I sketched a couple diagrams to try to describe this difference while chatting with Robby about creating shared meaning with clients. Check them out below.
p. Figure 1. Traditional linear perspective
p. Figure 2. Circular BDD perspective
The, seemingly, traditional view is linear. You start with no feature, do a bunch of whatever, and at the end you have the feature completed. The TDD/BDD view is quite different. Following the mantra—red, green, refactor—you start with a description of your expectations, you generate code that meets those expectations, and then you refactor. For all but the simplest bits of code, you will likely refactor numerous times. Refactoring is an explicit, purposeful, integral, regular part of creating code. And it’s not, typically, something you do to fix errors, which is how someone with a traditional view tends to understand refactoring. You refactor when your code is meeting your expectations (tests, specs) and those ensure that the product of your refactoring continues to meet your expectations. You refactor because the process of writing code changes how you are thinking about and understanding the code you write.
It’s difficult to find an analogue to this process in our everyday world. In construction, we would surely not build a room and then tear it down to rebuild it because our understanding changed. But an architect may well do that many times with a model in the attempt to create a solution that works. There’s no accurate, faithful way to transfer the architecture paradigm to software development. Many have tried, failed, and many will try again. Instead, BDD is an essential part of the software development paradigm and it’s processes should be understood, to some degree, by everyone participating in software development, clients included.

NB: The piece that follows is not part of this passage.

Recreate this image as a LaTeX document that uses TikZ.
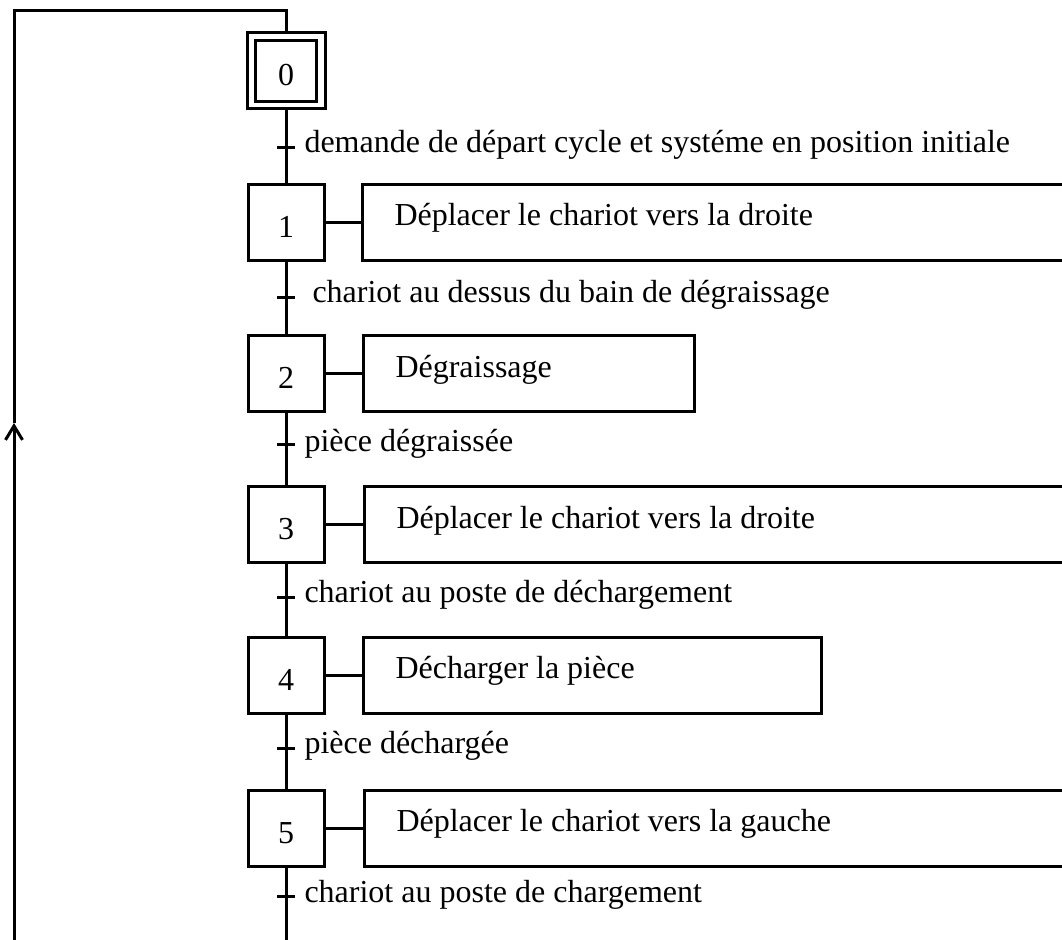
\documentclass[tikz,border=0pt]{standalone}
\usepackage{fontspec}
\setmainfont{Liberation Serif}
\usetikzlibrary{arrows.meta}
\begin{document}
\begin{tikzpicture}[x=1pt,y=-1pt,line width=3pt,
  every node/.style={font=\fontsize{32}{38}\selectfont},
  stepbox/.style={draw,minimum width=76pt,minimum height=76pt,inner sep=0pt,text height=30pt,text depth=0pt},
  actbox/.style={draw,anchor=west,minimum height=76pt,inner xsep=32pt,inner ysep=0pt,
    text height=22pt,text depth=15pt},
  translabel/.style={anchor=base west,inner sep=0pt},
  tick/.style={line width=3pt}]
\useasboundingbox (0,0) rectangle (1062,939);
% steps
\node[stepbox,minimum width=78pt] (s0) at (286,71) {0};
\node[draw,minimum width=61pt,minimum height=61pt,inner sep=0pt] (s0i) at (286,71.5) {};
\node[stepbox] (s1) at (286,222) {1};
\node[stepbox] (s2) at (286,373.5) {2};
\node[stepbox] (s3) at (286,524.5) {3};
\node[stepbox] (s4) at (286,675) {4};
\node[stepbox] (s5) at (286,828) {5};
% actions
\node[actbox] (a1) at (361,222) {\makebox[675pt][l]{Déplacer le chariot vers la droite}};
\node[actbox] (a2) at (362,373.5) {\makebox[267pt][l]{Dégraissage}};
\node[actbox] (a3) at (363,524.5) {\makebox[673pt][l]{Déplacer le chariot vers la droite}};
\node[actbox] (a4) at (362,675) {\makebox[394pt][l]{Décharger la pièce}};
\node[actbox] (a5) at (363,828) {\makebox[673pt][l]{Déplacer le chariot vers la gauche}};
\foreach \i in {1,...,5} {\draw (s\i.east) -- (a\i.west);}
% links between steps
\draw (s0.south) -- (s1.north);
\draw (s1.south) -- (s2.north);
\draw (s2.south) -- (s3.north);
\draw (s3.south) -- (s4.north);
\draw (s4.south) -- (s5.north);
\coordinate (bot) at (286,960);
\draw (s5.south) -- (bot);
% transitions
\coordinate (t1) at (286,147);
\coordinate (t2) at (286,297);
\coordinate (t3) at (286,444);
\coordinate (t4) at (286,597);
\coordinate (t5) at (286,748);
\coordinate (t6) at (286,896);
\foreach \t in {t1,t2,t3,t4,t5,t6} {\draw[tick] ([xshift=-9pt]\t) -- ([xshift=9pt]\t);}
\node[translabel] (l1) at (303,152) {demande de départ cycle et systéme en position initiale};
\node[translabel] (l2) at (311,302) {chariot au dessus du bain de dégraissage};
\node[translabel] (l3) at (303,451) {pièce dégraissée};
\node[translabel] (l4) at (303,602) {chariot au poste de déchargement};
\node[translabel] (l5) at (303,753) {pièce déchargée};
\node[translabel] (l6) at (303,902) {chariot au poste de chargement};
% loop back
\coordinate (L1) at (14,960);
\coordinate (Lm) at (14,423);
\coordinate (L2) at (14,11);
\coordinate (L3) at (286,11);
\draw[-{Straight Barb[length=14pt,width=17pt]}] (L1) -- (Lm);
\draw (Lm) -- (L2) -- (L3) -- (s0.north);
\end{tikzpicture}
\end{document}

One significant challenge that we encounter is communicating the importance or value of a particular recommendation. There is more than conveying the information. We have experienced explaining to a client why it was necessary to refactor a particularly important part of an application. (In this case, it was more of a redesign, but since the behavior of the application was not intended to changed, we viewed it as a large scale refactoring.) The client acknowledged that our recommendation had technical merit, in some sense, but continued to view it as something of a diversion with little practical value. After all, the “features” were in place. We weren’t asserting that we would significantly change anything that the user interacted with. And the client was feeling the crunch of getting new features in front of the users.
So, the problem is much more than communicating information between developers and clients. It is essential to dialogue in a way that shared meaning evolves. The shared meaning brings our values into alignment. Then a true, rewarding process of collaboration powers the endeavor.